WRITTEN EXERCISE | Write the data below out exactly as it stands. Do not include the pictures.

DATA BLOCK |
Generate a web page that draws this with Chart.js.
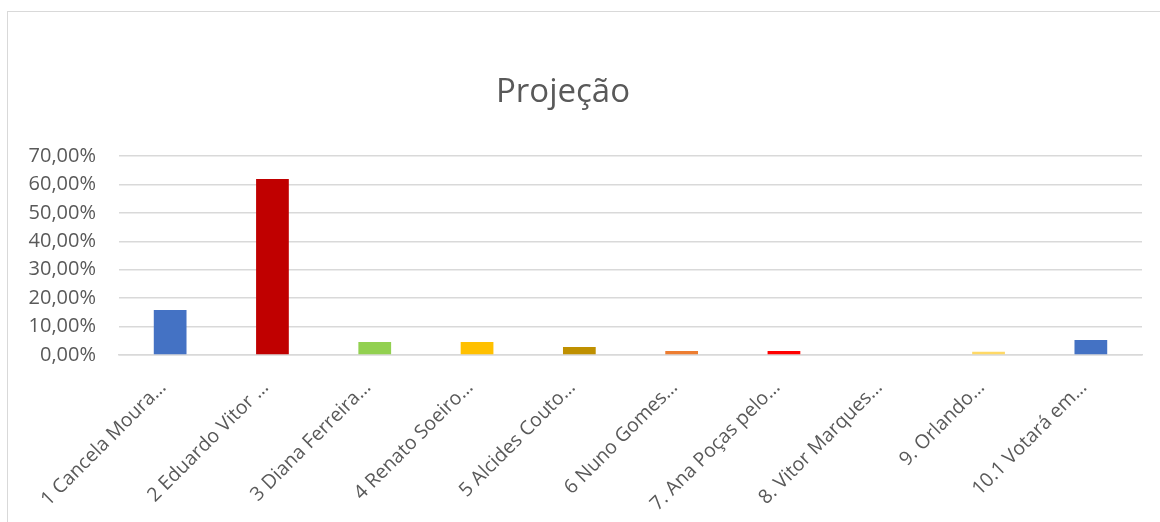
<!DOCTYPE html>
<html>
<head>
<meta charset="utf-8">
<script src="https://cdn.jsdelivr.net/npm/chart.js@4.4.1/dist/chart.umd.min.js"></script>
<style>
    html, body { margin: 0; padding: 0; background: #fff; }
    #wrap { position: relative; width: 1160px; height: 522px; overflow: hidden; }
    #frame {
        position: absolute; left: 7px; top: 11px; right: -5px; bottom: -5px;
        border-left: 1.5px solid #d9d9d9; border-top: 1.5px solid #d9d9d9;
    }
    canvas { position: absolute; left: 0; top: 0; }
</style>
</head>
<body>
<div id="wrap">
    <div id="frame"></div>
    <canvas id="projChart" width="1160" height="522"></canvas>
</div>
<script>
// dados
const titulo = "Projeção";
const candidatos = [
    "1 Cancela Moura…", "2 Eduardo Vitor …", "3 Diana Ferreira…", "4 Renato Soeiro…",
    "5 Alcides Couto…", "6 Nuno Gomes…", "7. Ana Poças pelo…", "8. Vitor Marques…",
    "9. Orlando…", "10.1 Votará em…"
];
const projecao = [15.8, 61.9, 4.6, 4.6, 2.8, 1.4, 1.4, 0, 1.1, 5.3];
const cores = ["#4472C4", "#C00000", "#92D050", "#FFC000", "#BF9000",
               "#ED7D31", "#FF0000", "#A5A5A5", "#FFD966", "#4472C4"];
const yTicks = [0, 10, 20, 30, 40, 50, 60, 70];

const fonte = "'Open Sans', sans-serif";

// título desenhado à mão — o do Chart.js fica centrado na largura toda
const tituloPlugin = {
    id: "tituloExcel",
    afterDraw(chart) {
        const ctx = chart.ctx;
        ctx.save();
        ctx.fillStyle = "#595959";
        ctx.font = "33px " + fonte;
        ctx.textAlign = "center";
        ctx.textBaseline = "alphabetic";
        ctx.fillText(titulo, 563, 102);
        ctx.restore();
    }
};

new Chart(document.getElementById("projChart").getContext("2d"), {
    type: "bar",
    data: {
        labels: candidatos,
        datasets: [{
            data: projecao,
            backgroundColor: cores,
            barPercentage: 0.32,
            categoryPercentage: 1
        }]
    },
    plugins: [tituloPlugin],
    options: {
        responsive: false,
        animation: false,
        layout: { padding: { left: 10, right: 18, top: 156, bottom: 0 } },
        plugins: {
            legend: { display: false },
            tooltip: { enabled: false },
            title: { display: false }
        },
        scales: {
            x: {
                grid: { display: false },
                border: { color: "#d9d9d9", width: 1.5 },
                ticks: {
                    color: "#595959",
                    font: { family: fonte, size: 19.5 },
                    maxRotation: 45, minRotation: 45,
                    padding: 13,
                    labelOffset: -7
                },
                afterFit: s => { s.height = 167; }
            },
            y: {
                min: 0, max: 70,
                afterBuildTicks: s => { s.ticks = yTicks.map(v => ({ value: v })); },
                grid: { color: "#d9d9d9", lineWidth: 1.5, drawTicks: false },
                border: { display: false },
                ticks: {
                    color: "#595959",
                    font: { family: fonte, size: 20 },
                    padding: 23,
                    callback: v => v.toFixed(2).replace(".", ",") + "%"
                },
                afterFit: s => { s.width = 109; }
            }
        }
    }
});
</script>
</body>
</html>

THE ANSWER |
Generate a web page that draws this with Chart.js.
<!DOCTYPE html>
<html>
<head>
<meta charset="utf-8">
<script src="https://cdn.jsdelivr.net/npm/chart.js@4.4.1/dist/chart.umd.min.js"></script>
<style>
    html, body { margin: 0; padding: 0; background: #fff; }
    #wrap { position: relative; width: 1160px; height: 522px; overflow: hidden; }
    #frame {
        position: absolute; left: 7px; top: 11px; right: -5px; bottom: -5px;
        border-left: 1.5px solid #d9d9d9; border-top: 1.5px solid #d9d9d9;
    }
    canvas { position: absolute; left: 0; top: 0; }
</style>
</head>
<body>
<div id="wrap">
    <div id="frame"></div>
    <canvas id="projChart" width="1160" height="522"></canvas>
</div>
<script>
// dados
const titulo = "Projeção";
const candidatos = [
    "1 Cancela Moura…", "2 Eduardo Vitor …", "3 Diana Ferreira…", "4 Renato Soeiro…",
    "5 Alcides Couto…", "6 Nuno Gomes…", "7. Ana Poças pelo…", "8. Vitor Marques…",
    "9. Orlando…", "10.1 Votará em…"
];
const projecao = [15.8, 61.9, 4.6, 4.6, 2.8, 1.4, 1.4, 0, 1.1, 5.3];
const cores = ["#4472C4", "#C00000", "#92D050", "#FFC000", "#BF9000",
               "#ED7D31", "#FF0000", "#A5A5A5", "#FFD966", "#4472C4"];
const yTicks = [0, 10, 20, 30, 40, 50, 60, 70];

const fonte = "'Open Sans', sans-serif";

// título desenhado à mão — o do Chart.js fica centrado na largura toda
const tituloPlugin = {
    id: "tituloExcel",
    afterDraw(chart) {
        const ctx = chart.ctx;
        ctx.save();
        ctx.fillStyle = "#595959";
        ctx.font = "33px " + fonte;
        ctx.textAlign = "center";
        ctx.textBaseline = "alphabetic";
        ctx.fillText(titulo, 563, 102);
        ctx.restore();
    }
};

new Chart(document.getElementById("projChart").getContext("2d"), {
    type: "bar",
    data: {
        labels: candidatos,
        datasets: [{
            data: projecao,
            backgroundColor: cores,
            barPercentage: 0.32,
            categoryPercentage: 1
        }]
    },
    plugins: [tituloPlugin],
    options: {
        responsive: false,
        animation: false,
        layout: { padding: { left: 10, right: 18, top: 156, bottom: 0 } },
        plugins: {
            legend: { display: false },
            tooltip: { enabled: false },
            title: { display: false }
        },
        scales: {
            x: {
                grid: { display: false },
                border: { color: "#d9d9d9", width: 1.5 },
                ticks: {
                    color: "#595959",
                    font: { family: fonte, size: 19.5 },
                    maxRotation: 45, minRotation: 45,
                    padding: 13,
                    labelOffset: -7
                },
                afterFit: s => { s.height = 167; }
            },
            y: {
                min: 0, max: 70,
                afterBuildTicks: s => { s.ticks = yTicks.map(v => ({ value: v })); },
                grid: { color: "#d9d9d9", lineWidth: 1.5, drawTicks: false },
                border: { display: false },
                ticks: {
                    color: "#595959",
                    font: { family: fonte, size: 20 },
                    padding: 23,
                    callback: v => v.toFixed(2).replace(".", ",") + "%"
                },
                afterFit: s => { s.width = 109; }
            }
        }
    }
});
</script>
</body>
</html>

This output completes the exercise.